In late June, the U.S. House of Representatives passed a bill to reauthorize the CFTC, HR 4413, located here (the “2014 CFTC Reauthorization Act”), which includes a number of revisions to the Dodd-Frank Act and CFTC regulations. Most of these proposed changes are an attempt to limit some of the added regulatory burden for various swap end-users. We are beginning a series of posts that will further analyze the 2014 CFTC Reauthorization Act. The remainder of this post will provide a background on the reauthorization process.
Unlike many federal agencies, the CFTC, since its inception, has been authorized with 5 year sunset provisions (however this period often extends to longer than five years). As a result, every five years, Congress must reauthorize the existence of the CFTC. This requirement for reauthorization creates “built-in” opportunity for legislative changes and provides the means for a regular review of the CFTC and the Commodity Exchange Act.

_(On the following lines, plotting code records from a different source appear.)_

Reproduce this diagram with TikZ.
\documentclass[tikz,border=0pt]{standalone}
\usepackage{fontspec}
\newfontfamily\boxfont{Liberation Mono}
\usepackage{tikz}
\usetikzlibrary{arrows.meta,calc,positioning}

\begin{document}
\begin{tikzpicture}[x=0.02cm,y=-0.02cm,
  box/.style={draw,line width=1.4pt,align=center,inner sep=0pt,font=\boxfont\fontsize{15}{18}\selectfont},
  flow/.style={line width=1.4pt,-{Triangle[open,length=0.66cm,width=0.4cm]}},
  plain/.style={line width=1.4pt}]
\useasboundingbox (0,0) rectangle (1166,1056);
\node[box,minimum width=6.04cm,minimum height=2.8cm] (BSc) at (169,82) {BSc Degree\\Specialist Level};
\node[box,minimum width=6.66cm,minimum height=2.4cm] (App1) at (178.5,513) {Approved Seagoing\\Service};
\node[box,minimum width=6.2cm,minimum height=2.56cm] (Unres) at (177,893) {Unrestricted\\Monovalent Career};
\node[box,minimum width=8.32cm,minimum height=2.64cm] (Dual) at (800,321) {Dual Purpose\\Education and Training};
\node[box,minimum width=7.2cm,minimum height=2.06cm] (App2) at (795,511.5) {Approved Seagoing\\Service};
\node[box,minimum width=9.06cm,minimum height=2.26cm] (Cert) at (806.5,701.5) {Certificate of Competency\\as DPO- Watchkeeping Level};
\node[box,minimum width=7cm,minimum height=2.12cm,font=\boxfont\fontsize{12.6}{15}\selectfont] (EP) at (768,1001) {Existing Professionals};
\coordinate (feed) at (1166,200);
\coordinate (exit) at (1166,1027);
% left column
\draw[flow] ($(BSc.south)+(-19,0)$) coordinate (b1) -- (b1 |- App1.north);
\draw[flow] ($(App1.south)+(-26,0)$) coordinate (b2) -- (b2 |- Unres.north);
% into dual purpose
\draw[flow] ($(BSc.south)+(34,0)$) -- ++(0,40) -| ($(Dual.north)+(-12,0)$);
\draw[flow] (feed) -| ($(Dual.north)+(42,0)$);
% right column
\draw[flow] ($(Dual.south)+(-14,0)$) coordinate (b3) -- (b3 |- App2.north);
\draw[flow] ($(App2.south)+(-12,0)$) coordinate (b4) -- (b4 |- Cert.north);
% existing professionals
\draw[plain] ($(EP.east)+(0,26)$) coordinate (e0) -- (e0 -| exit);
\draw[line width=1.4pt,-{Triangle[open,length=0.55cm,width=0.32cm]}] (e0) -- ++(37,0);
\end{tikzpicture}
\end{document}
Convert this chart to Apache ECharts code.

The CFTC was most recently reauthorized in 2008 as part of the 2008 Farm Bill and the CFTC’s statutory authority lapsed in the Fall of 2013 (note that prior to the 2008 reauthorization, the CFTC’s authority had lapsed in 2005, so some delay can occur between a lapse and reauthorization). The 2014 CFTC Reauthorization Act will now be considered by the Senate and will need to be passed by the Senate and signed by the President prior to enactment.